*To do*. Reproduce all the lines below exactly and omit the images.

++++++++++++++++++++

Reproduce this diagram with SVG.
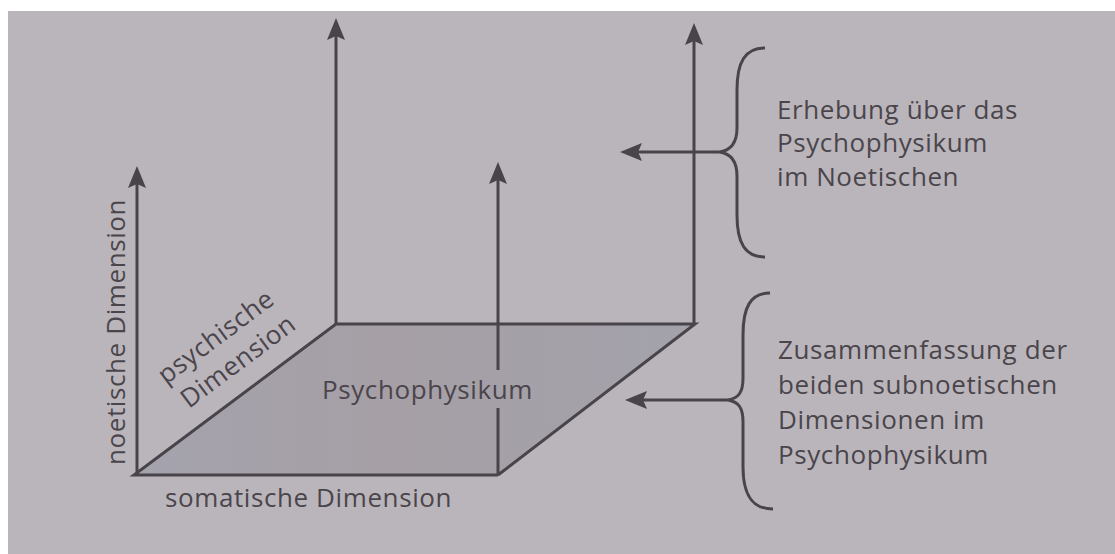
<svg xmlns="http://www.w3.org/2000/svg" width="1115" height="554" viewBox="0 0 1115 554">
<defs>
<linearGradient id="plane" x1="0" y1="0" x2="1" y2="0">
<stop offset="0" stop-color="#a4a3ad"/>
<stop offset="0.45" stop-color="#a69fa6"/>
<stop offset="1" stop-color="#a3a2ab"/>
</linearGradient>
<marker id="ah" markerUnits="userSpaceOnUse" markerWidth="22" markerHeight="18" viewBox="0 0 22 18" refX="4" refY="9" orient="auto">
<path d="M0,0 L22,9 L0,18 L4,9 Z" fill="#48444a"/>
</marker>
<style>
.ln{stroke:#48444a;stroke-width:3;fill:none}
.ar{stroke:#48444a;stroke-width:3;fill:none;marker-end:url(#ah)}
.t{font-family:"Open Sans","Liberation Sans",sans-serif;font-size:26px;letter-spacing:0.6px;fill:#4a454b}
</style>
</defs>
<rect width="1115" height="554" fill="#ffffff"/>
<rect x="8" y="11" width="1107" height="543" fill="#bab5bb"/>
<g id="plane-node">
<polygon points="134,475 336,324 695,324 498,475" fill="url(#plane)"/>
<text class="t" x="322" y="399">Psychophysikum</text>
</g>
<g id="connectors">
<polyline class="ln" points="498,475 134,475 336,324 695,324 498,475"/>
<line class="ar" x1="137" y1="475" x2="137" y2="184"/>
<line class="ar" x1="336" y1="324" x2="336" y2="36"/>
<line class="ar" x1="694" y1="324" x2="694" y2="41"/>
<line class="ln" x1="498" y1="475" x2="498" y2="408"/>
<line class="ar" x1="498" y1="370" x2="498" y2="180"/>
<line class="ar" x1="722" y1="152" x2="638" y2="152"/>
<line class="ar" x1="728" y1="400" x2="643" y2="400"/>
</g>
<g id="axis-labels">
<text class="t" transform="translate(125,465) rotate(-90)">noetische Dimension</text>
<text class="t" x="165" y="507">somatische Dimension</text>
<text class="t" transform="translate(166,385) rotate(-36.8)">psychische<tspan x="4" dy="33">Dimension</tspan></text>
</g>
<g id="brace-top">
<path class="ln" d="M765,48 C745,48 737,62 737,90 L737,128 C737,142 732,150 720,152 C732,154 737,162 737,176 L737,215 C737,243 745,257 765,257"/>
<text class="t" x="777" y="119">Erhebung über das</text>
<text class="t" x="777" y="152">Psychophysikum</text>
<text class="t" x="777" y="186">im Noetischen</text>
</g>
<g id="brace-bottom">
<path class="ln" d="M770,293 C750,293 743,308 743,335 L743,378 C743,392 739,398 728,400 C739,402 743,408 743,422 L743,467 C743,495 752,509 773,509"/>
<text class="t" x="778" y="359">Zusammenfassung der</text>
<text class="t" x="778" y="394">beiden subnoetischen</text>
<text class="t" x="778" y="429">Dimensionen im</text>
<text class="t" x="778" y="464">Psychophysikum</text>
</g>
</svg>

++++++++++++++++++++

*Task result*.
Reproduce this diagram with SVG.
<svg xmlns="http://www.w3.org/2000/svg" width="1115" height="554" viewBox="0 0 1115 554">
<defs>
<linearGradient id="plane" x1="0" y1="0" x2="1" y2="0">
<stop offset="0" stop-color="#a4a3ad"/>
<stop offset="0.45" stop-color="#a69fa6"/>
<stop offset="1" stop-color="#a3a2ab"/>
</linearGradient>
<marker id="ah" markerUnits="userSpaceOnUse" markerWidth="22" markerHeight="18" viewBox="0 0 22 18" refX="4" refY="9" orient="auto">
<path d="M0,0 L22,9 L0,18 L4,9 Z" fill="#48444a"/>
</marker>
<style>
.ln{stroke:#48444a;stroke-width:3;fill:none}
.ar{stroke:#48444a;stroke-width:3;fill:none;marker-end:url(#ah)}
.t{font-family:"Open Sans","Liberation Sans",sans-serif;font-size:26px;letter-spacing:0.6px;fill:#4a454b}
</style>
</defs>
<rect width="1115" height="554" fill="#ffffff"/>
<rect x="8" y="11" width="1107" height="543" fill="#bab5bb"/>
<g id="plane-node">
<polygon points="134,475 336,324 695,324 498,475" fill="url(#plane)"/>
<text class="t" x="322" y="399">Psychophysikum</text>
</g>
<g id="connectors">
<polyline class="ln" points="498,475 134,475 336,324 695,324 498,475"/>
<line class="ar" x1="137" y1="475" x2="137" y2="184"/>
<line class="ar" x1="336" y1="324" x2="336" y2="36"/>
<line class="ar" x1="694" y1="324" x2="694" y2="41"/>
<line class="ln" x1="498" y1="475" x2="498" y2="408"/>
<line class="ar" x1="498" y1="370" x2="498" y2="180"/>
<line class="ar" x1="722" y1="152" x2="638" y2="152"/>
<line class="ar" x1="728" y1="400" x2="643" y2="400"/>
</g>
<g id="axis-labels">
<text class="t" transform="translate(125,465) rotate(-90)">noetische Dimension</text>
<text class="t" x="165" y="507">somatische Dimension</text>
<text class="t" transform="translate(166,385) rotate(-36.8)">psychische<tspan x="4" dy="33">Dimension</tspan></text>
</g>
<g id="brace-top">
<path class="ln" d="M765,48 C745,48 737,62 737,90 L737,128 C737,142 732,150 720,152 C732,154 737,162 737,176 L737,215 C737,243 745,257 765,257"/>
<text class="t" x="777" y="119">Erhebung über das</text>
<text class="t" x="777" y="152">Psychophysikum</text>
<text class="t" x="777" y="186">im Noetischen</text>
</g>
<g id="brace-bottom">
<path class="ln" d="M770,293 C750,293 743,308 743,335 L743,378 C743,392 739,398 728,400 C739,402 743,408 743,422 L743,467 C743,495 752,509 773,509"/>
<text class="t" x="778" y="359">Zusammenfassung der</text>
<text class="t" x="778" y="394">beiden subnoetischen</text>
<text class="t" x="778" y="429">Dimensionen im</text>
<text class="t" x="778" y="464">Psychophysikum</text>
</g>
</svg>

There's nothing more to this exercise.